In the last few months I've been reading everything I can about the the current financial crisis, trying to understand the underlying causes as well as likely consequences.
It's tempting to see these events and the bailouts that have followed as simply the final outrageous chapter of the Bush Administration, but I'm concluding that it is an even bigger and more significant event than one would think based on the daily reporting on the subject. If it leads to a reform of the financial system, it may turn out to be the most significant thing that's happened to this country and the global economy in 400 years, with repercussions that will take a generation to play out, unlike previous "business cycles" of boom, bust, and recovery.
Hopefully, cooler heads will prevail. Some of them are coming to sensible conclusions already. Of all the articles I've read so far, these stand out as must-reads for perspective and for solutions, and I recommend them all:
NIALL FERGUSON: Wall St. Lays Another Egg
The English historian charts the death of "Planet Finance" and the end of investment banks. But the more powerful insight is that these cycles of boom and bust are an inevitable result of the creation of banks and interest-bearing financial products over the last 400 years, which led to the disastrous expansion of the real estate market in what he calls "the age of leverage." A historical overview with this takeaway: without major changes to the financial system, it's going to keep happening.

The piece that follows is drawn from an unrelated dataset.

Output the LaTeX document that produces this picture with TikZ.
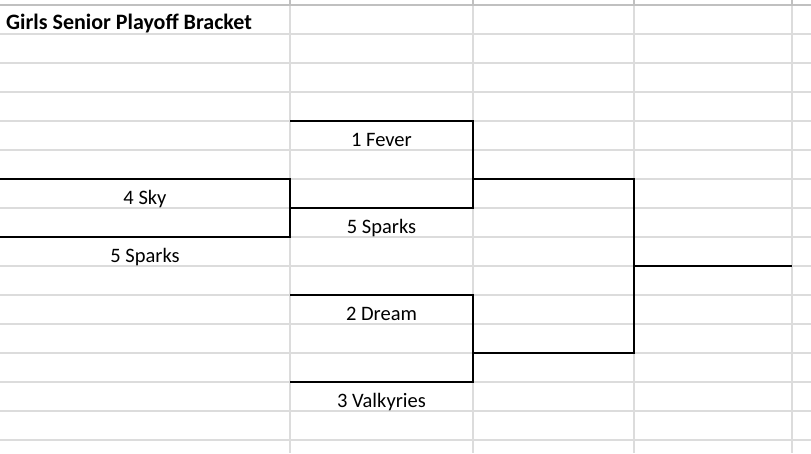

If you just read one, read this. The author of Liar's Poker discovers the human story behind the Wall St. meltdown. The writing is so vivid that article reads like a screenplay for a very funny and horrifying movie you will want to see. It will have you laughing and crying at the same time, while shining a bright light on the attitudes of both the protagonists and the skeptics.
GEORGE SOROS: The Crisis and What to Do About It
An investor as legendary in his own way as Warren Buffett has long warned of the dangers of unrestrained financial markets. Here he explains his concept of "reflexivity — the two way circular connection between market prices and the underlying reality" which makes all classic economic theory wrong and leads to policy errors on the part of both regulators and financiers that guarantee it will keep happening. Soros calls for new regulations that prevent overleveraging by financial institutions.
JOSEPH STIGLITZ: Reversal of Fortune
A sane economist with a sensible prescription for regulating the financial industry. This article almost restores your hope that something rational can be done to ameliorate the situation.
JOSEPH STIGLITZ: Capitalist Fools
For the big picture view, Stiglitz warms to the task of assigning blame by pointing to five key mistakes in public and corporate financial policies that led to the current crisis.
LEONARDO BOFF: Is the Worst of the Crisis Still to Come?
A meta-perspective by a Spanish theologian, who sees the crisis as inherent in capitalism itself:
The limits of capital lie in the limits of the Earth. That was not the case in the crisis of 1929. The Earth's capacity for support was taken as a given then. That is not so today: if we do not save the sustainability of the Earth, there will be no basis for capital's proposed growth. After having made labor's position precarious, replacing it with the machine, now capital is liquidating nature.